What the fuck was going on?

She didn’t get time to think on it. Seconds after the techs rounded the corner, the doors were pushed open again from inside the lab. Without moving, she opened her eyes, using her peripheral vision to watch the figure that emerged.

There was nothing remarkable about the lead scientist on base, Doctor Bruce Jacobs. Of average height and build, he wore a white doctor’s coat over a white shirt, cream sweater and pale slacks. With gray hair and beard, pale skin and washed out blue eyes, the only other splashes of color about his person were the red of his tie and the polished chestnut of his shoes. He had a distracted air about him, like his mind was always somewhere else, mulling on a problem outside the comprehension of normal mortals. A weight, a gravity that made his staff treat him with respect and deference.

But Toni didn’t give a shit about deference. And respect? It was this man and those like him who had developed the three viruses. If it were up to her, they’d have been locked up months ago for crimes against humanity.

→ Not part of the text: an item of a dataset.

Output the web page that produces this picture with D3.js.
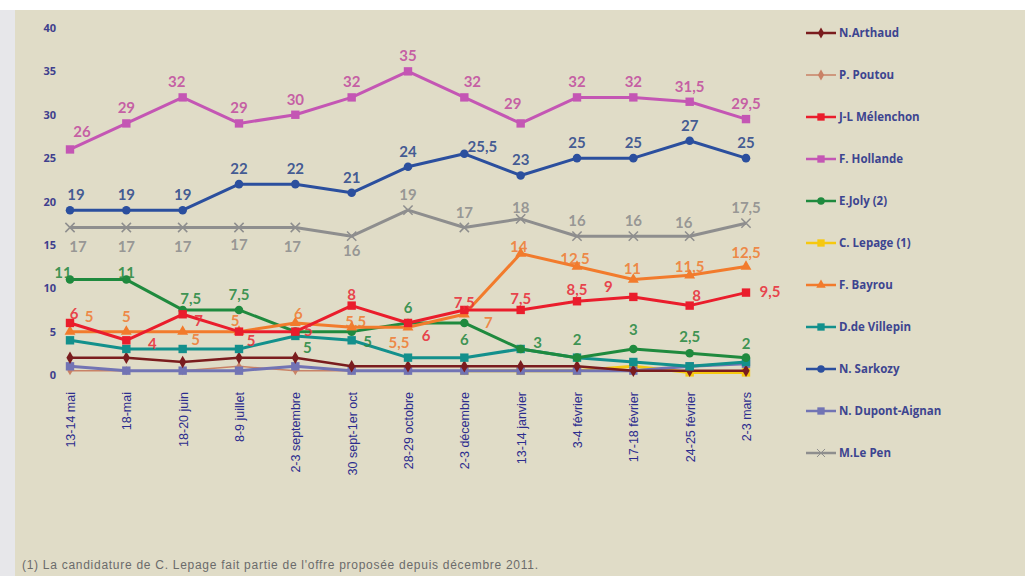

Sliding out of her hiding place, she blocked his path. Her sudden movement from unnoticeable statue to living, breathing being didn’t get a reaction because he didn’t look up, his attention focused on the notes in his hand as he muttered to himself.

“Uptake is slow… It has to be linked to the cellular regen—”

“Doctor Jacobs, do you have a moment?”

“Huh?” The doctor’s head snapped up and he blinked at her. The round glasses he wore gave him the look of a confused owl. “Oh, yes…Subj…err, Major Fielding, isn’t it? What can I do for you?”

Anger welled at the fact he had to stop himself calling her a subject, or using her case number, but she ignored it. She needed information from the guy, so pissing him off or threatening to rip his throat out wasn’t going to help her cause.

“It is.” Plastering a smile she didn’t feel on her face, she nodded. “I wanted to talk to you about the RAs we’ve been using on the cleanup operations.”

The doctor’s attention, which had been wandering back to his notes, transferred completely, the pale eyes behind the glasses fixed on her. She suppressed a shudder. Now she knew what a bug under a microscope felt like. It wasn’t a pleasant sensation at all.

“What about them?”

“Well…” She paused for a moment and considered how to phrase her request. “Have you ever noticed anything strange about the latest batches? Say…intelligence?”

“Hmm…” Jacobs pressed his lips together, his long white beard wiggling as he did. She wondered if he had to wear a hair and beard net in the sterile areas. “You mean traces of, or full-on intelligence? Sometimes we have one or two with vestigial traces of intelligence but it seems to be more of a knee-jerk reaction. Once advanced decay sets in, those traces disappear. We think it might have something to do with medication the subjects took in the months beforehand. We’ve never noticed any traces in known drug-users for example, yet those on certain brands of SSRIs…” He paused at her blank look and elaborated. “They’re a type of anti-depressant.”

“Ah, okay. Thank you,” she said but he had started talking again, enthusiasm written into every line of his expression.

“So those on SSRIs seem to display the most vestigial intelligence, which is perhaps something to do with the action of the medication within the brain. We definitely need further study on the subject…” He stopped and blinked. “I’m sorry. Did that answer your question, Major?”

She frowned and shook her head. “Yes and no. Have you ever had a subject display
real
intelligence and show evidence of retention of memory?”

Another blink, but she didn’t miss the sudden flash of interest. The notes hung ignored in his hand.

“Memory? Why?” His voice was sharp. “Have you seen any with intelligence? Out in the field? Oh my lord, naturally occurring self-awareness. We’d theorized it was possible…we need tox tests, dissection of the brain to isolate any structural abnormalities. For this to happen with the standard—” He stopped, visibly reining in his excitement. “Did you bring the body back?”